### [WRITTEN INSTRUCTION]
Find the lines with the string "standalone" and return them.

### [INPUT]
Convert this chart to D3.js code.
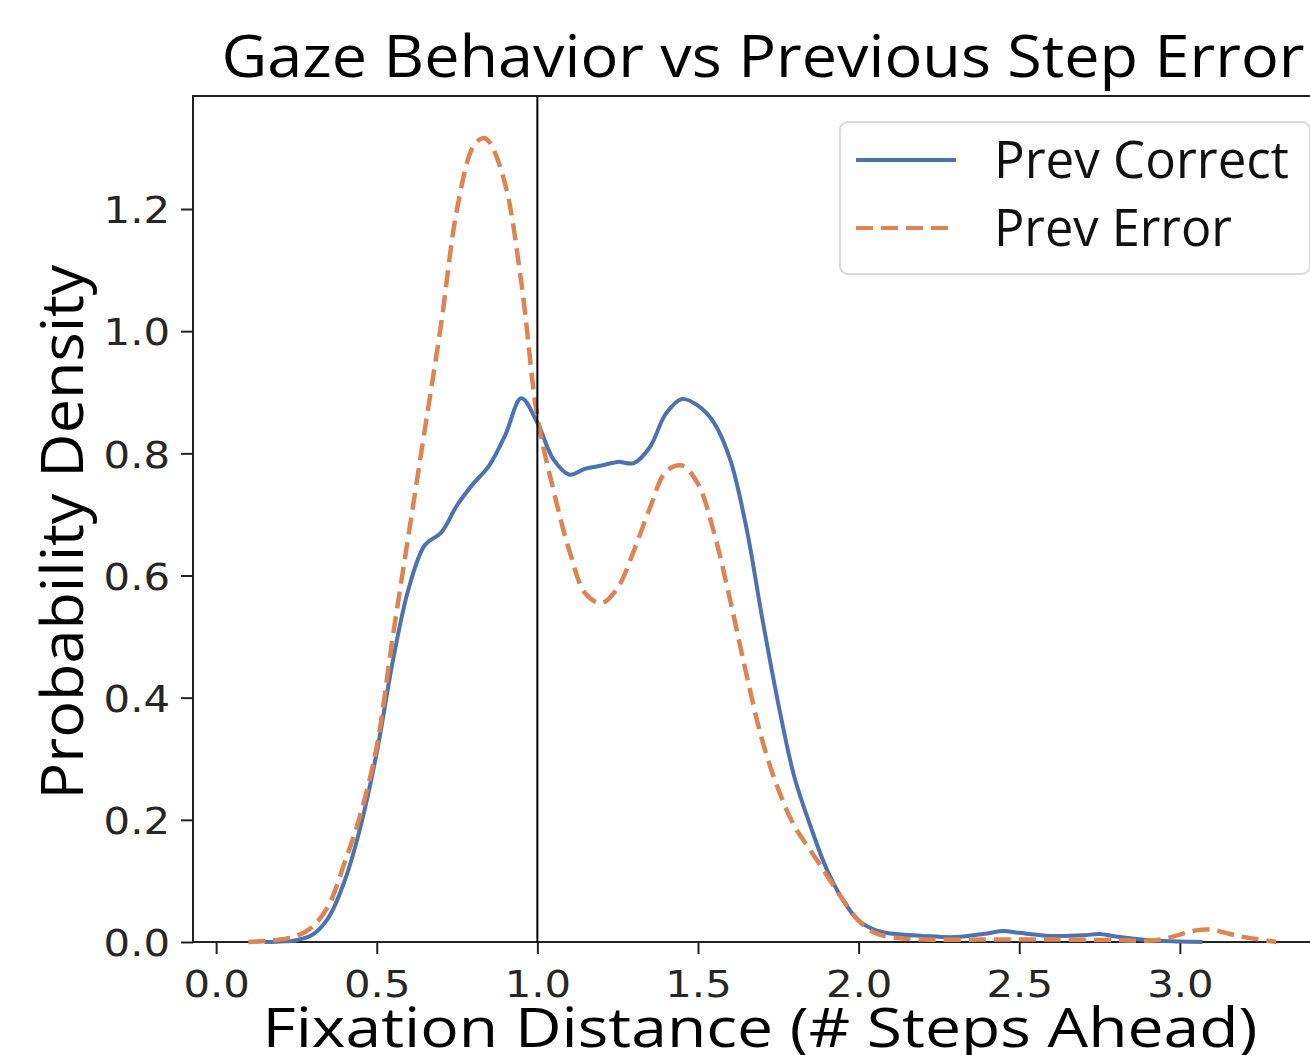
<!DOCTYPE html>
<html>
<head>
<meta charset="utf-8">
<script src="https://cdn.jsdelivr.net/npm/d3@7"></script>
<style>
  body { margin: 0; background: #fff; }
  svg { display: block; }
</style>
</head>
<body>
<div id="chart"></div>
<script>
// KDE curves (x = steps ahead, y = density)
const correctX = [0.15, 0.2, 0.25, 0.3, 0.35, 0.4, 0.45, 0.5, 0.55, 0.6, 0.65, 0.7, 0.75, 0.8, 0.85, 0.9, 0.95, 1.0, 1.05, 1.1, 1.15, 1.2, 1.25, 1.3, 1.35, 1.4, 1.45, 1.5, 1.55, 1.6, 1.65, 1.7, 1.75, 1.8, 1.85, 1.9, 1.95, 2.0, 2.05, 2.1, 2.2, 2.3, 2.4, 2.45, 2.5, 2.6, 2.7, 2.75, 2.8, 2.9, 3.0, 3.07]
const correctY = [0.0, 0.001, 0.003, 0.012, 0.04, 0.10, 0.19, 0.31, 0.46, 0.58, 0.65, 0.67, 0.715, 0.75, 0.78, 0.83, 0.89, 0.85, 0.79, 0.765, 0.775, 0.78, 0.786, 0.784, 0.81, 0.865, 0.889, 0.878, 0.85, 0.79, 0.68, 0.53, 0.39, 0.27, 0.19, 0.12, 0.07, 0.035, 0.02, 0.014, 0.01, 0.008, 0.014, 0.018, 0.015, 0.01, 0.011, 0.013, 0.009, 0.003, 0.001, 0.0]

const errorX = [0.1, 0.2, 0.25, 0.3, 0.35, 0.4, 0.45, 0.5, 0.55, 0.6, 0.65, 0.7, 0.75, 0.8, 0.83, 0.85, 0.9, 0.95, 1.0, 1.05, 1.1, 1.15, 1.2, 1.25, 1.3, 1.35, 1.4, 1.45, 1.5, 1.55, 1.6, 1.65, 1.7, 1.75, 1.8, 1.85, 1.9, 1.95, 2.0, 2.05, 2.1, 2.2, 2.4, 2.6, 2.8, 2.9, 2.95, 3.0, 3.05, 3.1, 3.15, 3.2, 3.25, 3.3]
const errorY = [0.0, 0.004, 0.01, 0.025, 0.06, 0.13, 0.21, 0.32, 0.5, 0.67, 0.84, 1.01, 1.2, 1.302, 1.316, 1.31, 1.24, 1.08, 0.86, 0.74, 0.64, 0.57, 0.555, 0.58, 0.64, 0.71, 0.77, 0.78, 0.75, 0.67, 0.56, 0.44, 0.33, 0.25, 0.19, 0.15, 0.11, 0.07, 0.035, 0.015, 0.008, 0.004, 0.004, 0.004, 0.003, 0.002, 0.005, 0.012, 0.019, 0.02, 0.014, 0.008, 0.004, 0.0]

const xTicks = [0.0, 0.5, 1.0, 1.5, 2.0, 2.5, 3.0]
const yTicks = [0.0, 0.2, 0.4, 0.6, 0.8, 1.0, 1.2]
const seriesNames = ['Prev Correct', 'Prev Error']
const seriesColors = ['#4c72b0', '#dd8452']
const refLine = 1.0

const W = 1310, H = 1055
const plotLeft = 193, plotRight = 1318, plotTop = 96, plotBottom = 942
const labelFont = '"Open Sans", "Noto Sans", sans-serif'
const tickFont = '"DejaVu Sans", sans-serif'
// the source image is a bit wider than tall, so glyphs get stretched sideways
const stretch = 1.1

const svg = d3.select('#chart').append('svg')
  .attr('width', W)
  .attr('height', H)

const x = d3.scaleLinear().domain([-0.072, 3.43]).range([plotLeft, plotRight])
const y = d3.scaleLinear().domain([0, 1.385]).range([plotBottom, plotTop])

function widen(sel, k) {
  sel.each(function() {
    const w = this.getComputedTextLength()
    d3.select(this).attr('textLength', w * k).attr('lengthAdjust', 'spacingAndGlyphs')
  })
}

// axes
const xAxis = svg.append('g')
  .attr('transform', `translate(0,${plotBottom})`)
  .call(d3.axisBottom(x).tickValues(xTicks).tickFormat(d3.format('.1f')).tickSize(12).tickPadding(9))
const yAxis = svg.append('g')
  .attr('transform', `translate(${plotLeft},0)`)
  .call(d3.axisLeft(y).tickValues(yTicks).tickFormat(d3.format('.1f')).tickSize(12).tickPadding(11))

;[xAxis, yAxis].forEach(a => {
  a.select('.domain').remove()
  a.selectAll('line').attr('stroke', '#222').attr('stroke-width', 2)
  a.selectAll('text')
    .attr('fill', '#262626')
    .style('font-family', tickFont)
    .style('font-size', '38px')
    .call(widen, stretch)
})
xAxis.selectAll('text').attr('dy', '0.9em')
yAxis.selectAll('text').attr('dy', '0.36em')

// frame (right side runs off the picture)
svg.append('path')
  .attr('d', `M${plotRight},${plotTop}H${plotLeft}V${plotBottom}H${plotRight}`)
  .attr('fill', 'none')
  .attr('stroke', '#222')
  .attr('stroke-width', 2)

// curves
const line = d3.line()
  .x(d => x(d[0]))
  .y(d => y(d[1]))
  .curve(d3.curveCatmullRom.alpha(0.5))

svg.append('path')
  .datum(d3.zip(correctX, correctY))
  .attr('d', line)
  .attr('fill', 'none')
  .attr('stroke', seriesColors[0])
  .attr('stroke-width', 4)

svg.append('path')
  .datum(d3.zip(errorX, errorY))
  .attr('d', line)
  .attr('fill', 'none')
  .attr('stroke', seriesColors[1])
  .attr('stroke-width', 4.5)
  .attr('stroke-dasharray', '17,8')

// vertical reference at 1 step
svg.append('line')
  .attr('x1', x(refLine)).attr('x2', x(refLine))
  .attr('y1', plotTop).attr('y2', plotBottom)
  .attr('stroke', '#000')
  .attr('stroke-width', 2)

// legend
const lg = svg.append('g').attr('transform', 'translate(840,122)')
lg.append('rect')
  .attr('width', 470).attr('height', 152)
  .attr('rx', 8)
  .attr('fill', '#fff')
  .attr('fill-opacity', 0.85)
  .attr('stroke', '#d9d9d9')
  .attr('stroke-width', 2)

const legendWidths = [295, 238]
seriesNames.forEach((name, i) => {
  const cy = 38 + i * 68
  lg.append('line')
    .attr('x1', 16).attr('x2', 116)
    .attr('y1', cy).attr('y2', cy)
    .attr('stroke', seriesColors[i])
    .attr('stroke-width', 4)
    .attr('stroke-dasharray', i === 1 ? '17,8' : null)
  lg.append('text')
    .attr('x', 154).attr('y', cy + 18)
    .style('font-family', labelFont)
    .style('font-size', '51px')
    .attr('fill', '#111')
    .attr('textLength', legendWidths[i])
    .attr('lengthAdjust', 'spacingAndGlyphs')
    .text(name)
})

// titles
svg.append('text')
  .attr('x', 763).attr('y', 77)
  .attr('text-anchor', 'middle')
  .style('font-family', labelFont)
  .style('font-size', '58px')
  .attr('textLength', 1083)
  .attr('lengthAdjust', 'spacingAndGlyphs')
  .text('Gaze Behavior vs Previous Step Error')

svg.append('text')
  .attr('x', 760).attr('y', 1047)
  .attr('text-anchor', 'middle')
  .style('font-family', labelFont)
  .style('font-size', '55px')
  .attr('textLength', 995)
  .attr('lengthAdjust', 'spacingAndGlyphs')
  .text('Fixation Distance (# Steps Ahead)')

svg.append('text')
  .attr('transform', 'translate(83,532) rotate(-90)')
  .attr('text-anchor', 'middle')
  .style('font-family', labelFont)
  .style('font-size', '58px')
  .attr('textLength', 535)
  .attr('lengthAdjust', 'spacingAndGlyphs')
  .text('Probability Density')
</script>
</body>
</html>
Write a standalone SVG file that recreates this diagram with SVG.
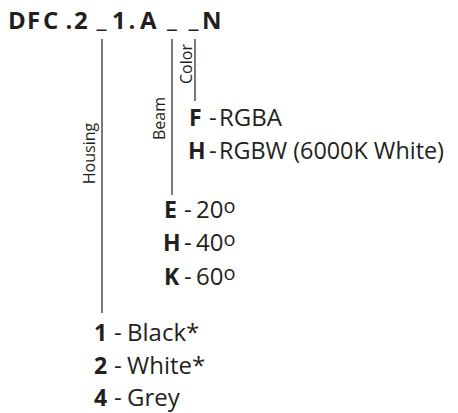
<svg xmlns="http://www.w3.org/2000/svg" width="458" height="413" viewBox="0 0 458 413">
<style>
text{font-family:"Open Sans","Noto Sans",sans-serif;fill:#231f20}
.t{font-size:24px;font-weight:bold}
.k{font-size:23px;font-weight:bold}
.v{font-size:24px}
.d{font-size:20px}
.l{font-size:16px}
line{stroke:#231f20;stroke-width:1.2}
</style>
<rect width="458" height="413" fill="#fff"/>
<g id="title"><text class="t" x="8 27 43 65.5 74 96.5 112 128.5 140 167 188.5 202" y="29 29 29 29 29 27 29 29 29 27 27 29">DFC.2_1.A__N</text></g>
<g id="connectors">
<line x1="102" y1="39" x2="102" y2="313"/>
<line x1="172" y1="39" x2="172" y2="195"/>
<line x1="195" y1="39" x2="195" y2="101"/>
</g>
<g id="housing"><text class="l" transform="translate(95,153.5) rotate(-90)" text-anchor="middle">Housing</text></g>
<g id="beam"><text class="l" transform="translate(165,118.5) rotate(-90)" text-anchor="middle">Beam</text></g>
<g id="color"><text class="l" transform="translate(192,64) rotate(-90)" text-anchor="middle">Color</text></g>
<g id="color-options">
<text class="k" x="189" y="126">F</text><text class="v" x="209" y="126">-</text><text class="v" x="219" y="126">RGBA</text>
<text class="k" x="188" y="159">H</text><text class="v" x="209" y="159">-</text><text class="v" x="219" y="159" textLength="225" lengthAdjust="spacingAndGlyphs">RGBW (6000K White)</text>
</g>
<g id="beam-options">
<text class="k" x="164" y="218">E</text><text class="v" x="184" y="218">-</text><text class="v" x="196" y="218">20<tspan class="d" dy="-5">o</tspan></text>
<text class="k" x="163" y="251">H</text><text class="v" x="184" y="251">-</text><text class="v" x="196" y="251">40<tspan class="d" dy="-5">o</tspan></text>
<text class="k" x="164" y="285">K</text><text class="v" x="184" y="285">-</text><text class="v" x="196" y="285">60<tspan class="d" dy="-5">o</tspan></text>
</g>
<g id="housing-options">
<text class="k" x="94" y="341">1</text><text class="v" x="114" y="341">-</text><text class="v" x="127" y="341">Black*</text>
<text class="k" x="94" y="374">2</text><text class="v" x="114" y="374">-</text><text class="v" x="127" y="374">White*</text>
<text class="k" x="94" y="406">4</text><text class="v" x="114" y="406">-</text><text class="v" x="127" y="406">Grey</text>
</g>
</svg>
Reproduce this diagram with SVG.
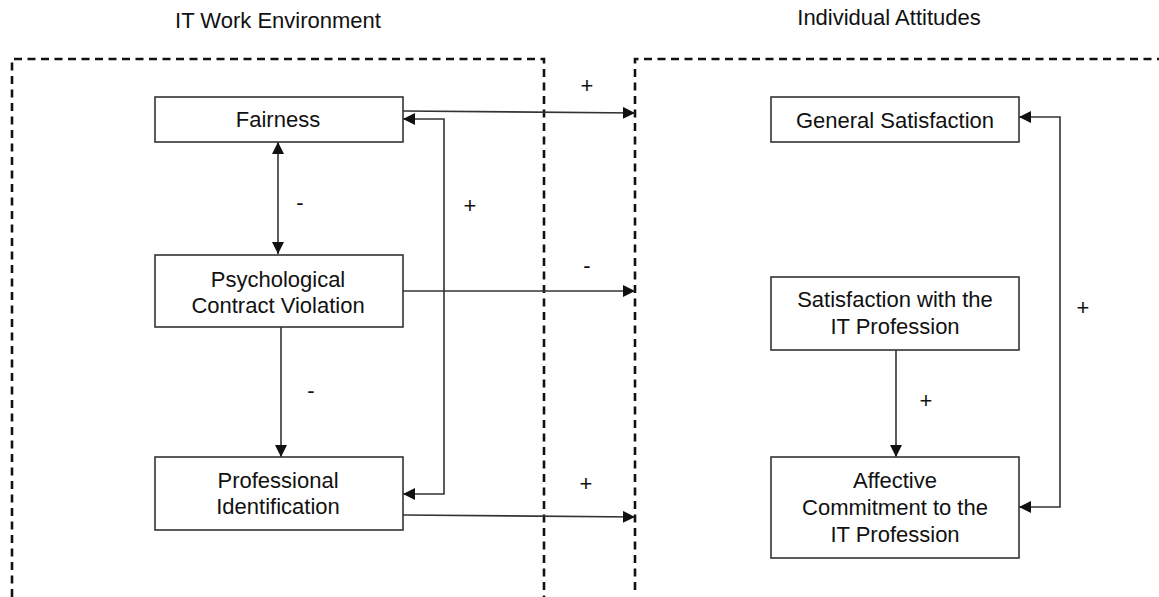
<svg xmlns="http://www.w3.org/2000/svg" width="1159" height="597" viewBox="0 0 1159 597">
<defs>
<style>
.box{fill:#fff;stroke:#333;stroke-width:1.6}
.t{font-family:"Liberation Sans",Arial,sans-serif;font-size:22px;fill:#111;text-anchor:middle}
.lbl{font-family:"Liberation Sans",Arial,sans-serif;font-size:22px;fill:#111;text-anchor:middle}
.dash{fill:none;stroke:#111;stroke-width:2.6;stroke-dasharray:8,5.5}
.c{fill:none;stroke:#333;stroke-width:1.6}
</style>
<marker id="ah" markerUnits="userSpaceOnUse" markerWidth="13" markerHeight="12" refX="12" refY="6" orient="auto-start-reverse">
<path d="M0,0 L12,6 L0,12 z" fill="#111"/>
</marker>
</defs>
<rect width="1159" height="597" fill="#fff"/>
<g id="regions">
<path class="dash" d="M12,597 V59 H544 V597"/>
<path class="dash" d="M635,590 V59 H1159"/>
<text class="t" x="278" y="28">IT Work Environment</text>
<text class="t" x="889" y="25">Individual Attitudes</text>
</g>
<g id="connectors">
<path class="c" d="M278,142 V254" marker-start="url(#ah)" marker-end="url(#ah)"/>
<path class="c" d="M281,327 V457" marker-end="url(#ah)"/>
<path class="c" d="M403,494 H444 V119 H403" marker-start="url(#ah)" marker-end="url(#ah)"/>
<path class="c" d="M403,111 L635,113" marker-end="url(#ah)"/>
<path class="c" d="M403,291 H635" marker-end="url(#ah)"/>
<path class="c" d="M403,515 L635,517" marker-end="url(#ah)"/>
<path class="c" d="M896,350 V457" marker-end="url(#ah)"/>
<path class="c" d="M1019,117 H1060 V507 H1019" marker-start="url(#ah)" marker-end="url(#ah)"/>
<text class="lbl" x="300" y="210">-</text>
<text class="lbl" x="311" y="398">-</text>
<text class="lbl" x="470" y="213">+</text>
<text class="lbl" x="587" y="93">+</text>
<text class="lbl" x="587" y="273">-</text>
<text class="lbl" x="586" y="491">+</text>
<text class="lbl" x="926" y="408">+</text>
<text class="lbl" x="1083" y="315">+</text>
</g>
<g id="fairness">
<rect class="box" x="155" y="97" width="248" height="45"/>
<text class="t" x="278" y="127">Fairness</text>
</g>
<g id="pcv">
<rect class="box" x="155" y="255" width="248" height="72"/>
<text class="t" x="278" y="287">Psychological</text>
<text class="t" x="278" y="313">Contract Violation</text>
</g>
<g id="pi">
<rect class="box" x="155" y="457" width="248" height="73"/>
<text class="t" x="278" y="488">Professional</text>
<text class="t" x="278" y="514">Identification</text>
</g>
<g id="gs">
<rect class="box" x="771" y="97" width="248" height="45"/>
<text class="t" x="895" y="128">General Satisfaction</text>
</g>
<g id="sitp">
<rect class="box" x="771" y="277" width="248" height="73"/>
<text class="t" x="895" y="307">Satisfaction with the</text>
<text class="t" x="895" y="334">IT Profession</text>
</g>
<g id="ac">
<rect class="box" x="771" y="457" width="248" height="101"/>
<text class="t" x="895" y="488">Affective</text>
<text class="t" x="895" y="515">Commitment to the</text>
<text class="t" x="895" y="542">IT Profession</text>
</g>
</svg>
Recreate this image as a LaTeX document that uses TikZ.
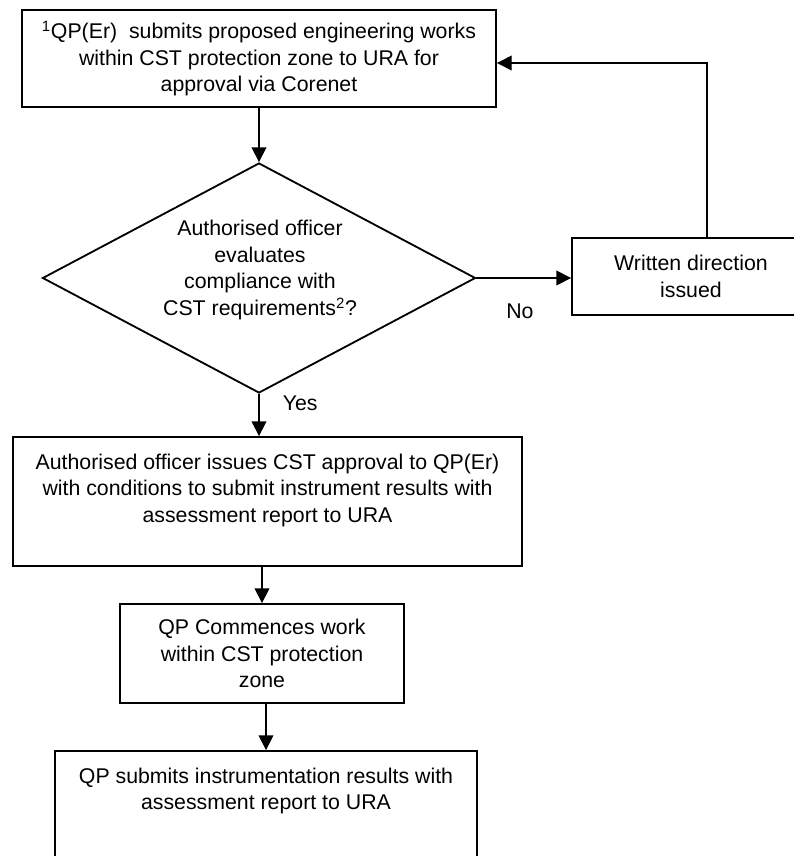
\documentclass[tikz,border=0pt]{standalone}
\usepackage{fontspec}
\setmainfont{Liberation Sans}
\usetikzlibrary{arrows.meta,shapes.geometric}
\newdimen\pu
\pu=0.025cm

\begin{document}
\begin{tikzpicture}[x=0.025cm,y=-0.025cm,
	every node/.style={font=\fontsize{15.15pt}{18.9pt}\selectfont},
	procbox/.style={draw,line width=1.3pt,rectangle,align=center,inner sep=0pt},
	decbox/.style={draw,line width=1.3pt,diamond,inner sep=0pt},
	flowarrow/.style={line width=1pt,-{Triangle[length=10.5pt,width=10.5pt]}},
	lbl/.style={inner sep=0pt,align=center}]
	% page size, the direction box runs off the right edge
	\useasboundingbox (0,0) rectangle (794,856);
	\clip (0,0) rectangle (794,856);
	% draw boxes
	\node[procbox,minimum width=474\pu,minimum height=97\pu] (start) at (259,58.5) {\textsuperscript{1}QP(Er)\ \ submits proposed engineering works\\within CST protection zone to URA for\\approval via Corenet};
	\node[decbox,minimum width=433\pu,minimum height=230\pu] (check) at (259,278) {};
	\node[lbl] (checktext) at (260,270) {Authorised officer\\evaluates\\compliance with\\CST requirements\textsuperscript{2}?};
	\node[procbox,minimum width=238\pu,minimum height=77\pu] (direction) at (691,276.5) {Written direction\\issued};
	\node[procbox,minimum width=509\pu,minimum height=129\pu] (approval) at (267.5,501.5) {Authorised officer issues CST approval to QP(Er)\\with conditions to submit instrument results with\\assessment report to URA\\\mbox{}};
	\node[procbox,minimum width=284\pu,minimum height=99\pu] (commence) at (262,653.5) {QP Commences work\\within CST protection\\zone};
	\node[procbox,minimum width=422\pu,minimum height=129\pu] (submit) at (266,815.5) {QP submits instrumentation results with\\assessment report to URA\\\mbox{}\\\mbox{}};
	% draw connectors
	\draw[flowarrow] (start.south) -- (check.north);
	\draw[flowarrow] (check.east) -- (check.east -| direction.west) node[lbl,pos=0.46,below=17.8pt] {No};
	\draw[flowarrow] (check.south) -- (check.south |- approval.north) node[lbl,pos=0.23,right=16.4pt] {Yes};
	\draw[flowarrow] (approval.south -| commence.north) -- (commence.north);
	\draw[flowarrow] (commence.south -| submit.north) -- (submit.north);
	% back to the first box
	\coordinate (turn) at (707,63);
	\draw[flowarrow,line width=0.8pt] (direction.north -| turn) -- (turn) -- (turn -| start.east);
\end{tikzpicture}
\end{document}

### [THE ANSWER]
Write a standalone SVG file that recreates this diagram with SVG.
\documentclass[tikz,border=0pt]{standalone}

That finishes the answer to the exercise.